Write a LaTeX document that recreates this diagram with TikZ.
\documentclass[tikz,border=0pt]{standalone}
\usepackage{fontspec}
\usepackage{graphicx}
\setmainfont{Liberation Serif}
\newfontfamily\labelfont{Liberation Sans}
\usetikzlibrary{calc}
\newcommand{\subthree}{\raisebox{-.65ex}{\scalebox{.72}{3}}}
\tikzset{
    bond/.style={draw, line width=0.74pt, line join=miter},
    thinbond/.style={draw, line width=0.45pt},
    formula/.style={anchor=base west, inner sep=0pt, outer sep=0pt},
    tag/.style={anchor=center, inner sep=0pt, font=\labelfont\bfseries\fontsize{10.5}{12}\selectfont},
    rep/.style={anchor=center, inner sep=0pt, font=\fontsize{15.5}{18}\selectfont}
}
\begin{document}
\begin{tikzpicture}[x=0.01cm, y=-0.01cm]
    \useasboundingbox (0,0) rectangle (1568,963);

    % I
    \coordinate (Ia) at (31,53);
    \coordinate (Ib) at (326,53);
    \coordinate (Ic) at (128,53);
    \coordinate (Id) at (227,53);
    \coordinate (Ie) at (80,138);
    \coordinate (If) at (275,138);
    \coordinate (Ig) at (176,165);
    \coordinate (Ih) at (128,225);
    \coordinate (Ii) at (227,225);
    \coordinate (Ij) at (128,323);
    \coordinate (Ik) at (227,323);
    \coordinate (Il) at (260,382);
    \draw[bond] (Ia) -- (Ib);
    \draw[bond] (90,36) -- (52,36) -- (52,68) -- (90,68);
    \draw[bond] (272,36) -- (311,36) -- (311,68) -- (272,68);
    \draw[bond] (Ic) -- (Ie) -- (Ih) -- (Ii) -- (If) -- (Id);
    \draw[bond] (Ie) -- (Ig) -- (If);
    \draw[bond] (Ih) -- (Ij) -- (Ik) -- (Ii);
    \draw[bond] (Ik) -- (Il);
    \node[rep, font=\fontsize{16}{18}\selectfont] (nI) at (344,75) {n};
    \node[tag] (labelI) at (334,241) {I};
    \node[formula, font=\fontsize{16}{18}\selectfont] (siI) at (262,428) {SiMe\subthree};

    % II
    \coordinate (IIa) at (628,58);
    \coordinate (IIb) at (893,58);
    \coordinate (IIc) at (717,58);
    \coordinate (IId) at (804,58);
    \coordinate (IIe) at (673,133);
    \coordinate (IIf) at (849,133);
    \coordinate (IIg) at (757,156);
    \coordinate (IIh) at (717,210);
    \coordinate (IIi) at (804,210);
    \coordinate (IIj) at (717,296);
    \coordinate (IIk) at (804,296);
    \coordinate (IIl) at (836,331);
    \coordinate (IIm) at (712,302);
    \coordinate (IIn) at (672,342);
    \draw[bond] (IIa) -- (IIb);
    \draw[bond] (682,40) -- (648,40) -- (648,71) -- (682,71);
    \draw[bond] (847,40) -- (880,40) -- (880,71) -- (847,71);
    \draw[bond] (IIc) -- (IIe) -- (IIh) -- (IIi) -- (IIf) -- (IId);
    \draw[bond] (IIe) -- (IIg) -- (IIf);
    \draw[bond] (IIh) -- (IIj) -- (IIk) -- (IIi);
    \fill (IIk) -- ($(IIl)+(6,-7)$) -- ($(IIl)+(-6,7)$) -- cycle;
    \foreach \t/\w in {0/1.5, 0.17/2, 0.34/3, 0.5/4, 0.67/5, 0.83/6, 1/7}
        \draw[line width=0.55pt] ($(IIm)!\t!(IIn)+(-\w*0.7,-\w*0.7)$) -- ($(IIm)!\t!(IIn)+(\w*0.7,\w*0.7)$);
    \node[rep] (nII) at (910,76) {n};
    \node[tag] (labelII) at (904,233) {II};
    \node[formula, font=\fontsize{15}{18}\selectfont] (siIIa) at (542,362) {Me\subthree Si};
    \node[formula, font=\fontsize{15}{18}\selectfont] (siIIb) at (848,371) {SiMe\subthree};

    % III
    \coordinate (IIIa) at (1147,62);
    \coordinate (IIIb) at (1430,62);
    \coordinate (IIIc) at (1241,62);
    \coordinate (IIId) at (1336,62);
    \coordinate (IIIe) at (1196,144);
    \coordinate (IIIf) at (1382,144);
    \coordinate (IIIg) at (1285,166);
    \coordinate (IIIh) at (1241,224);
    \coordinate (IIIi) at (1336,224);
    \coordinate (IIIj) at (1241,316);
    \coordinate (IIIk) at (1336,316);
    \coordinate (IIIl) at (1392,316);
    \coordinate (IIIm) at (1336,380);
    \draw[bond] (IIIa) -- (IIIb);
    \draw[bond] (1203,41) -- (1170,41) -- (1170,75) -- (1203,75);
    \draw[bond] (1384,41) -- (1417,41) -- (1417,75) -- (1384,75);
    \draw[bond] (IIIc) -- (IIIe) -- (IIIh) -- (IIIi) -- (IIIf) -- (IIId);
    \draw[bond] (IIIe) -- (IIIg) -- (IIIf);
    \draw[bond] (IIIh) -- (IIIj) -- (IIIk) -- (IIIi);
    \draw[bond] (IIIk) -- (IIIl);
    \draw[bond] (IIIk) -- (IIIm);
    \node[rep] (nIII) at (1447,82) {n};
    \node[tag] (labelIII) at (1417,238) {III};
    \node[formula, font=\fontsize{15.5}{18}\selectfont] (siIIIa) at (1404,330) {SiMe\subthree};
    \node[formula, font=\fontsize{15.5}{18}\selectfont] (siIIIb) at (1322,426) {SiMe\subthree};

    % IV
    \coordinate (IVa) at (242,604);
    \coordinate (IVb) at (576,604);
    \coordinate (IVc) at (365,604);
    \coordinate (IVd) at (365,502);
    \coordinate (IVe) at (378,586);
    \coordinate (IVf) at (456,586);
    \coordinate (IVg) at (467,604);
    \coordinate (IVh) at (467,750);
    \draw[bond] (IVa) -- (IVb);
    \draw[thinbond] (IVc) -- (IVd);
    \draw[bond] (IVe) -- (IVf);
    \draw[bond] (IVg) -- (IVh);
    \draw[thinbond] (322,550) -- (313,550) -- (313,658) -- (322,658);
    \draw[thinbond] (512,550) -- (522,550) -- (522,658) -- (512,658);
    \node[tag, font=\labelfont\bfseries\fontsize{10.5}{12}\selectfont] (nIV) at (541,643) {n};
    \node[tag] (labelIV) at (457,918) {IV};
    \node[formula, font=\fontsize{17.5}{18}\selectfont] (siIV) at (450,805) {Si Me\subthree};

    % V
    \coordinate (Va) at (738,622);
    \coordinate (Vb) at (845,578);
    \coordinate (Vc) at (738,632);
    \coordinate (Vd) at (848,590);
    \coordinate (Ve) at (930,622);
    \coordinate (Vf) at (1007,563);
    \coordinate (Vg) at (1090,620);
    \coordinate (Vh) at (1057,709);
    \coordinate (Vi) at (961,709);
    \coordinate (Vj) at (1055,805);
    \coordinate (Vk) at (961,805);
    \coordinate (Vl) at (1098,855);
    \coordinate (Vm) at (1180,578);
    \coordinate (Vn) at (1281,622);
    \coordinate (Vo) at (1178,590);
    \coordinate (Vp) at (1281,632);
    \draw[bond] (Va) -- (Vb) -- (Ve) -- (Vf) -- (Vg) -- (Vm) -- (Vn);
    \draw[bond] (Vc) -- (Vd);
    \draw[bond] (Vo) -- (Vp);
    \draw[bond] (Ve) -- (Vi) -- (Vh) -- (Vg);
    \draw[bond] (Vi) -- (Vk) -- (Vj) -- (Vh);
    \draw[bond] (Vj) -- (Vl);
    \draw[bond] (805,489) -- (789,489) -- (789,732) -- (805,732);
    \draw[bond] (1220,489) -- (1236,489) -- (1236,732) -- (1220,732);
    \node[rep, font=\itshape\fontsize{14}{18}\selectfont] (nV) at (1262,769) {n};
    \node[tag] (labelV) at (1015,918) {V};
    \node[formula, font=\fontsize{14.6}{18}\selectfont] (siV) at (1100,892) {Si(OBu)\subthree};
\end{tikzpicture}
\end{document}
+ + + +
:: TO BE DONE ::
Write out, exactly and with nothing else, the lines of the listing above from its first line through the line with "(0,0) rectangle (1568,963);".

:: TASK OUTPUT ::
Write a LaTeX document that recreates this diagram with TikZ.
\documentclass[tikz,border=0pt]{standalone}
\usepackage{fontspec}
\usepackage{graphicx}
\setmainfont{Liberation Serif}
\newfontfamily\labelfont{Liberation Sans}
\usetikzlibrary{calc}
\newcommand{\subthree}{\raisebox{-.65ex}{\scalebox{.72}{3}}}
\tikzset{
    bond/.style={draw, line width=0.74pt, line join=miter},
    thinbond/.style={draw, line width=0.45pt},
    formula/.style={anchor=base west, inner sep=0pt, outer sep=0pt},
    tag/.style={anchor=center, inner sep=0pt, font=\labelfont\bfseries\fontsize{10.5}{12}\selectfont},
    rep/.style={anchor=center, inner sep=0pt, font=\fontsize{15.5}{18}\selectfont}
}
\begin{document}
\begin{tikzpicture}[x=0.01cm, y=-0.01cm]
    \useasboundingbox (0,0) rectangle (1568,963);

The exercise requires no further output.